Giants 2-7 again; how did they get here, and how could they move on from it?
The Giants' Brian Burns looks on during the third quarter against the San Francisco 49ers at MetLife Stadium on Nov. 2. Credit: Jim McIsaac
This Giants season was supposed to be different.
In many ways, it has been. The Giants have the league leader in sacks, who is on pace to threaten the single-season record in that category. They have the favorites to win both Offensive and Defensive Rookies of the Year. They have the kind of functional offensive line that they have been searching for throughout most of the past decade. Things should be promising. Things should be positive.
But the record?
It’s the exact same.
After nine games, the Giants are 2-7. Just as they were in 2024. Just as they were in 2023. And there isn’t much hope that this year will end up any better than those recent ones, either, going through the rest of November, December and early January with the same disappointing results and existential crises.
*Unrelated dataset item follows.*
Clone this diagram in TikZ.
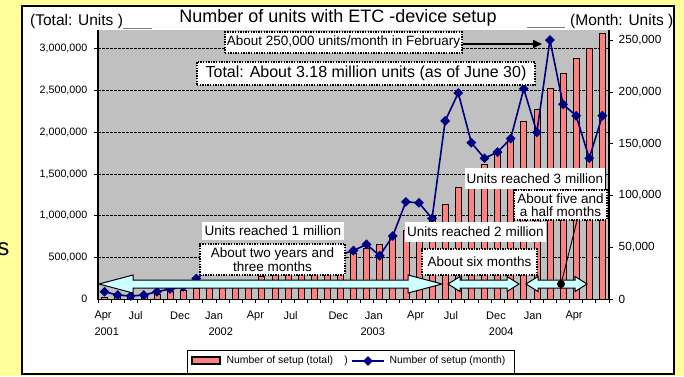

“It’s very frustrating just because of the hype that was surrounding the team and the level of energy and optimism going into the season,” Brian Burns, the linebacker with the aforementioned 11.0 sacks, said this past week.
Added guard Jon Runyan Jr.: “Yeah, it hurts. I think everybody in the locker room is pretty upset. I feel like going back to the offseason program, the training camp, I felt like we really built a strong brotherhood and culture throughout this locker room. And for us to be sitting in the same spot we were last year is not where we want it to be, not where we thought we would be.”
So how did the Giants get here again?
It’s pretty easy to pin it on a small number of events that have had huge consequences.
First is a pair of season-ending injuries to the top two playmakers on the offense. Wide receiver Malik Nabers tore the ACL in his right knee on Sept. 28 and running back Cam Skattebo dislocated his right ankle and suffered an open fracture of his right fibula on Oct. 26. Those were just as much emotional blows to the team as they were production ones — Skattebo’s in particular, with the grotesque visuals affecting the entire team.
“I kind of felt like the energy sucked out of us when our best player went down at midfield,” Runyan said of that injury in Philadelphia. “I felt like that kind of really shook a lot of guys, unfortunately, and it kind of took the wind out of our sails. But that’s how this league is. It’s brutal. You’ve got to keep going after witnessing something like that, and it’s tough.”
There have been injuries on the defense, too. Safety Jevon Holland and cornerback Paulson Adebo were hurt in the Oct. 19 game against the Broncos. Those were the two key free-agent splurges by the Giants in the offseason and were just starting to play to their promise when they went down. Neither has played since, although Holland appears on track to return Sunday against the Bears in Chicago.
But that brings us back to Denver. To that point at the end of the third quarter, when the Giants were up 19-0 and on the verge of improving to 3-4 and climbing right back into an NFC East race that has since zoomed right past them.
That debacle in Denver, allowing the 33 points and all that went into the meltdown, all happened in the fourth quarter. Fifteen minutes of play. But it feels as if the Giants still haven’t caught their balance from that game.
The collapse against the Broncos didn’t end with the last-second field goal. The Giants are collapsing still.
Not everyone agrees with that theory. Burns was adamant that that epic loss hasn’t resonated.
“I haven’t thought about Denver since that happened,” he said. “I tell you guys every week, every Sunday is a new Sunday to me. Once that week starts, this is a clean [slate]. I don’t think too much or dwell too much on what happened in Denver. It was a terrible loss, but at the end of the day, we’ve got more games.”
Others, though, see the throughlines, even reluctantly.
“I don’t think they could fully be connected,” Runyan said of the dots of the past three losses, “but I think there might be a little truth to that.”
The simple facts of the remaining eight games guarantee that this season will not be the same as the past two. They have to be different.
If the Giants improve, win a few of them and can find the footing that slipped out from underneath them in the Rocky Mountain landslide less than a month ago, it will be a change.
If they can’t, it will be difficult to justify bringing back the head coach, the general manager will be under intense fire and the organization again will have to try to redefine itself. That certainly will be different from the way the last few years wrapped up.
The promise of this past preseason was that things were going to change.
One way or another, the Giants still can deliver on that.